There is no right or wrong way to evaluate an agroecosystem. It is important to identify all actors in a holon before beginning the analysis. When an analyst accepts the task of analyzing the agroecosystem, first and foremost, it must be approached as to incorporate all elements involved and should derive questions that should be answered. Questions such as:

- What defining factors (holons and contexts) determine the present configuration of the agroecosystem?
- How does one quantify the sustainability of the farm holon (economic, social, political, ecological and/or other)?
- How does the farmer or farm family perceive an agroecosystem?
- What is the farmer doing now, and how do those practices or actions affect the viability of the agroecosystem?
- Can the farmer maintain his livelihood continuing with current practices?
- What does the farmer value and where do those values come from?
- Will the farmer consider alternative farm configurations?
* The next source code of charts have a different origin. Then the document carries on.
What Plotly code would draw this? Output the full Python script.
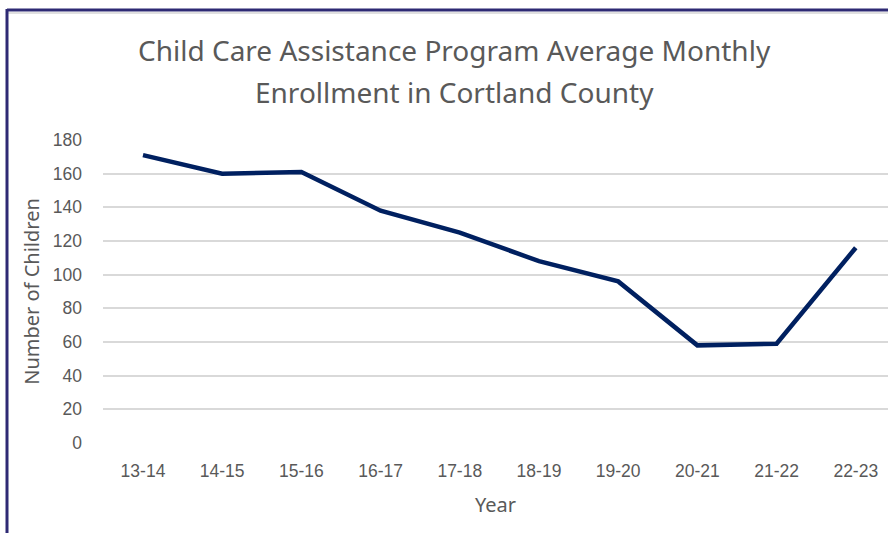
import plotly.graph_objects as go

years = ["13-14", "14-15", "15-16", "16-17", "17-18", "18-19", "19-20", "20-21", "21-22", "22-23"]
enrollment = [171, 160, 161, 138, 125, 108, 96, 58, 59, 116]
y_ticks = [0, 20, 40, 60, 80, 100, 120, 140, 160, 180]
title_lines = ["Child Care Assistance Program Average Monthly", "Enrollment in Cortland County"]

W, H = 888, 533
L, R, T, B = 103, 0, 140, 90

fig = go.Figure()
fig.add_trace(go.Scatter(
    x=years, y=enrollment, mode="lines",
    line=dict(color="#002060", width=4.5),
    hoverinfo="x+y",
))

grey = "#595959"
tick_font = dict(size=17.5, color=grey, family="Liberation Sans, Arial, sans-serif")
title_font = dict(size=20, color=grey, family="Noto Sans, sans-serif")
fig.update_layout(
    width=W, height=H,
    margin=dict(l=L, r=R, t=T, b=B, pad=0),
    paper_bgcolor="white", plot_bgcolor="white",
    showlegend=False,
    font=dict(family="Liberation Sans, Arial, sans-serif", color=grey),
    xaxis=dict(
        type="category", range=[-0.505, 9.407],
        showgrid=False, zeroline=False, showline=False,
        tickfont=tick_font,
        ticks="", ticklabelstandoff=15,
        title=dict(text="Year", font=title_font, standoff=18),
    ),
    yaxis=dict(
        range=[0, 180], tickvals=y_ticks,
        showgrid=True, gridcolor="#d9d9d9", gridwidth=1.5,
        zeroline=False, showline=False,
        tickfont=tick_font,
        ticks="", ticklabelstandoff=20,
        title=dict(text="Number of Children", font=title_font, standoff=7),
    ),
)

for txt, yc in zip(title_lines, [50, 92]):
    fig.add_annotation(
        text=txt, xref="paper", yref="paper",
        x=(454 - L) / (W - L - R), y=(H - B - yc) / (H - T - B),
        xanchor="center", yanchor="middle", showarrow=False,
        font=dict(size=28, color=grey, family="Noto Sans, sans-serif"),
    )

def px_x(p):
    return (p - L) / (W - L - R)

def px_y(p):
    return (H - B - p) / (H - T - B)

fig.add_shape(type="line", xref="paper", yref="paper",
              x0=px_x(7), x1=px_x(W), y0=px_y(13), y1=px_y(13),
              line=dict(color="#e0e0e0", width=2))
fig.add_shape(type="line", xref="paper", yref="paper",
              x0=px_x(7), x1=px_x(W), y0=px_y(10), y1=px_y(10),
              line=dict(color="#2e2a74", width=3))
fig.add_shape(type="line", xref="paper", yref="paper",
              x0=px_x(7), x1=px_x(7), y0=px_y(9), y1=px_y(H),
              line=dict(color="#2e2a74", width=3))

fig.write_html("out.html", config={"displayModeBar": False},
               post_script="document.body.style.margin='0';document.body.style.overflow='hidden';")
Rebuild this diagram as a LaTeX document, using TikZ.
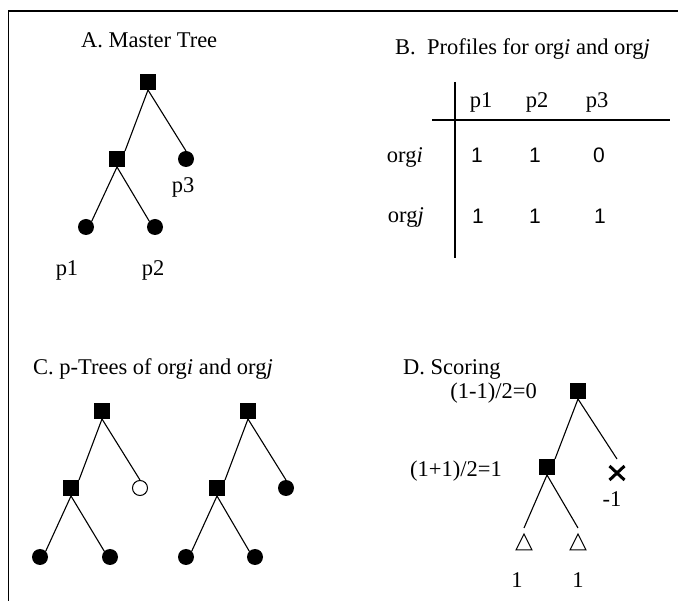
\documentclass[tikz,border=0pt]{standalone}
\usepackage{fontspec}
\setmainfont{Liberation Serif}
\newfontfamily\arialfont{Liberation Sans}
\usetikzlibrary{shapes.misc}
\begin{document}
\begin{tikzpicture}[x=1pt,y=-1pt,
  every node/.style={font=\fontsize{22.5}{27}\selectfont, inner sep=0},
  sq/.style={fill=black, minimum size=16, inner sep=0, outer sep=0},
  leaf/.style={circle, fill=black, minimum size=16, inner sep=0, outer sep=0},
  openleaf/.style={circle, draw=black, fill=white, line width=1, minimum size=15, inner sep=0},
  edge/.style={line width=1.1},
  frame/.style={line width=1.5},
  digit/.style={font=\arialfont\fontsize{21}{25}\selectfont, anchor=base},
  lbl/.style={anchor=base},
  title/.style={anchor=base west},
  crossmark/.style={cross out, draw=black, line width=3, minimum width=15, minimum height=14, inner sep=0, outer sep=0},
  tri/.style={minimum width=16, minimum height=16, inner sep=0, outer sep=0,
    append after command={\pgfextra{\draw[line width=1] (\tikzlastnode.south west) -- (\tikzlastnode.south east) -- (\tikzlastnode.north) -- cycle;}}}
]
\useasboundingbox (0,0) rectangle (678,601);

% frame
\coordinate (fb) at (8.5,601);
\coordinate (ftl) at (8.5,11);
\coordinate (ftr) at (678,11);
\draw[frame] (fb) -- (ftl) -- (ftr);

% ---------- A ----------
\node[title] (ta) at (81,48) {A. Master Tree};
\node[sq] (aroot) at (148,82) {};
\node[sq] (amid) at (117,159) {};
\node[leaf] (ap3) at (186,159) {};
\node[leaf] (ap1) at (86,227) {};
\node[leaf] (ap2) at (155,227) {};
\draw[edge] (aroot.south) -- (amid.north east);
\draw[edge] (aroot.south) -- (ap3.north);
\draw[edge] (amid.south) -- (ap1.north east);
\draw[edge] (amid.south) -- (ap2.north west);
\node[lbl] (lp3) at (183,193) {p3};
\node[lbl] (lp1) at (67,276) {p1};
\node[lbl] (lp2) at (153,276) {p2};

% ---------- B ----------
\node[title] (tb) at (395,55) {B.\ \ Profiles for org\textit{i} and org\textit{j}};
\coordinate (vtop) at (455,82);
\coordinate (vbot) at (455,258);
\coordinate (hl) at (432,120);
\coordinate (hr) at (670,120);
\draw[line width=1.1] (vtop) -- (vbot);
\draw[line width=1.1] (hl) -- (hr);
\node[lbl] (h1) at (481,108) {p1};
\node[lbl] (h2) at (537,108) {p2};
\node[lbl] (h3) at (597,108) {p3};
\node[anchor=base east] (ri) at (423,163) {org\textit{i}};
\node[anchor=base east] (rj) at (424,223) {org\textit{j}};
\node[digit] (d11) at (477,163) {1};
\node[digit] (d12) at (535,163) {1};
\node[digit] (d13) at (599,163) {0};
\node[digit] (d21) at (478,224) {1};
\node[digit] (d22) at (535,224) {1};
\node[digit] (d23) at (600,224) {1};

% ---------- C ----------
\node[title] (tc) at (33,375) {C. p-Trees of org\textit{i} and org\textit{j}};
\node[sq] (croot) at (102,411) {};
\node[sq] (cmid) at (71,488) {};
\node[openleaf] (cp3) at (140,488) {};
\node[leaf] (cp1) at (40,557) {};
\node[leaf] (cp2) at (110,557) {};
\draw[edge] (croot.south) -- (cmid.north east);
\draw[edge] (croot.south) -- (cp3.north);
\draw[edge] (cmid.south) -- (cp1.north east);
\draw[edge] (cmid.south) -- (cp2.north west);

\node[sq] (eroot) at (248,411) {};
\node[sq] (emid) at (217,488) {};
\node[leaf] (ep3) at (286,488) {};
\node[leaf] (ep1) at (186,557) {};
\node[leaf] (ep2) at (255,557) {};
\draw[edge] (eroot.south) -- (emid.north east);
\draw[edge] (eroot.south) -- (ep3.north);
\draw[edge] (emid.south) -- (ep1.north east);
\draw[edge] (emid.south) -- (ep2.north west);

% ---------- D ----------
\node[title] (td) at (403,375) {D. Scoring};
\node[sq] (droot) at (578,391) {};
\node[sq] (dmid) at (547,467) {};
\node[crossmark] (dx) at (617,473) {};
\node[tri] (dt1) at (524,542) {};
\node[tri] (dt2) at (578,542) {};
\draw[edge] (droot.south) -- (dmid.north east);
\draw[edge] (droot.south) -- ([yshift=7pt]dx.north);
\draw[edge] (dmid.south) -- ([yshift=6pt]dt1.north);
\draw[edge] (dmid.south) -- ([yshift=6pt]dt2.north);
\node[anchor=base east] (s0) at (537,399) {(1-1)/2=0};
\node[anchor=base east] (s1) at (502,477) {(1+1)/2=1};
\node[lbl] (sm1) at (612,507) {-1};
\node[lbl] (sl1) at (517,587) {1};
\node[lbl] (sl2) at (578,587) {1};
\end{tikzpicture}
\end{document}
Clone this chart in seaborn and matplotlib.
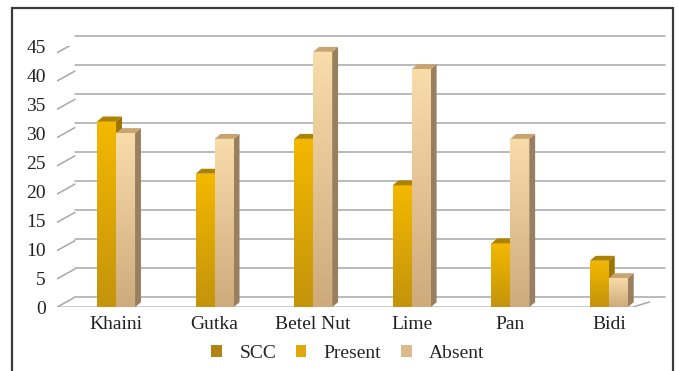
import matplotlib.pyplot as plt
import matplotlib
import matplotlib.transforms as mtransforms
from matplotlib.patches import Polygon, Patch, Rectangle
import numpy as np
import pandas as pd
import seaborn as sns

sns.set_style("white")
matplotlib.rc('font', family=['Liberation Serif', 'DejaVu Serif'], size=14)

habits = ['Khaini', 'Gutka', 'Betel Nut', 'Lime', 'Pan', 'Bidi']
present = [32, 23, 29, 21, 11, 8]
absent = [30, 29, 44, 41, 29, 5]
status = ['Present', 'Absent']

df = pd.DataFrame({
    'Habit': habits * 2,
    'Count': present + absent,
    'Status': ['Present'] * len(habits) + ['Absent'] * len(habits),
})

# front colour (top, bottom), side colour, top-face colour
face = {
    'Present': ('#f4b800', '#c4940c', '#9c7400', '#ad8200'),
    'Absent': ('#f8dcaa', '#cfab7c', '#9a7f5e', '#c8a46e'),
}

fig = plt.figure(figsize=(6.78, 3.71), dpi=100)
ax = fig.add_axes([0.084, 0.172, 0.875, 0.704])

sns.barplot(data=df, x='Habit', y='Count', hue='Status', hue_order=status,
            palette=[face[s][0] for s in status], width=0.385, gap=0,
            saturation=1, legend=False, ax=ax, zorder=3)

ax.set(xlabel=None, ylabel=None)
ax.set_yticks(range(0, 46, 5))
for s in ax.spines.values():
    s.set_visible(False)
ax.tick_params(axis='both', length=0, labelsize=14, colors='#222222')
ax.tick_params(axis='y', pad=8)
ax.tick_params(axis='x', pad=6)

# back wall offset for the 3D look
off_x, off_y = 18 / 100, 10 / 100
back = ax.get_yaxis_transform() + mtransforms.ScaledTranslation(off_x, off_y, fig.dpi_scale_trans)
front = ax.get_yaxis_transform()
grid_c = '#a8a8a8'
for t in ax.get_yticks():
    ax.plot([0, 0.995], [t, t], transform=back, color=grid_c, lw=1.1, zorder=1, clip_on=False)
    p0 = front.transform((0, t))
    p1 = back.transform((0, t))
    ax.plot([p0[0], p1[0]], [p0[1], p1[1]], transform=None, color=grid_c, lw=1.1, zorder=1)
# floor
p0 = front.transform((0, 0))
p1 = front.transform((0.97, 0))
p2 = back.transform((0.995, 0))
ax.plot([p0[0], p1[0], p2[0]], [p0[1], p1[1], p2[1]], transform=None, color=grid_c, lw=1.1, zorder=1)

# depth of the bar faces in data units
dx = 0.06
dy = 0.85
grad = np.linspace(0, 1, 64).reshape(-1, 1)
for container, s in zip(ax.containers, status):
    top_c, bot_c, side_c, cap_c = face[s]
    cmap = matplotlib.colors.LinearSegmentedColormap.from_list(s, [bot_c, top_c])
    for bar in container:
        x0, w, h = bar.get_x(), bar.get_width(), bar.get_height()
        x1 = x0 + w
        bar.set_edgecolor('none')
        ax.add_patch(Polygon([(x1, 0), (x1 + dx, dy), (x1 + dx, h + dy), (x1, h)],
                             closed=True, fc=side_c, ec='none', zorder=2.5 if s == 'Present' else 3.5))
        ax.add_patch(Polygon([(x0, h), (x0 + dx, h + dy), (x1 + dx, h + dy), (x1, h)],
                             closed=True, fc=cap_c, ec='none', zorder=3.5))
        im = ax.imshow(grad, cmap=cmap, extent=(x0, x1, 0, h), origin='lower',
                       aspect='auto', zorder=3.2 if s == 'Present' else 3.6)
        im.set_clip_path(bar)
ax.set_aspect('auto')
ax.set_xlim(-0.6, 5.42)
ax.set_ylim(0, 45)

handles = [Patch(fc='#b08410', ec='none'), Patch(fc='#e0a808', ec='none'),
           Patch(fc='#dcbb8a', ec='none')]
fig.legend(handles, ['SCC', 'Present', 'Absent'], loc='center', bbox_to_anchor=(0.513, 0.048),
           ncol=3, frameon=False, fontsize=14, handlelength=0.55, handleheight=0.55,
           handletextpad=0.9, columnspacing=1.0)

fig.patches.append(Rectangle((12 / 678, -0.02), 661 / 678, 1.0 - 8 / 371 + 0.02,
                             transform=fig.transFigure, fill=False, ec='#3a3a3a', lw=1.6))

fig.savefig('out.png', dpi=100)
plt.close(fig)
These are the types of questions an analyst could consider. There are no preset questions to ask, and usually more questions are derived than answered. However, the most important task an analysts can do, is to start the analysis with an open mind and under no presumptions about what is and is not sustainable for the farm holon.

== Analysis types ==

J. Visser of Dordt College uses a diagram, "Wealth Creation Wheel" to emphasize and account for the parameters of developing a thorough analysis. His diagram is more emphasized on economics; however, it is a useful tool to reference when starting to analyze an agroecosystem. His interest is to create a functioning wheel which will roll when all parameters are met equally. If one parameter is not functioning in context with the other parameters, then the wheel will be out of balance and ineffective, thus unsustainable. When referring to an agroecosystem, if one parameter is out of balance, this could lead to an unproductive cropping season and loss of income and/or livelihood.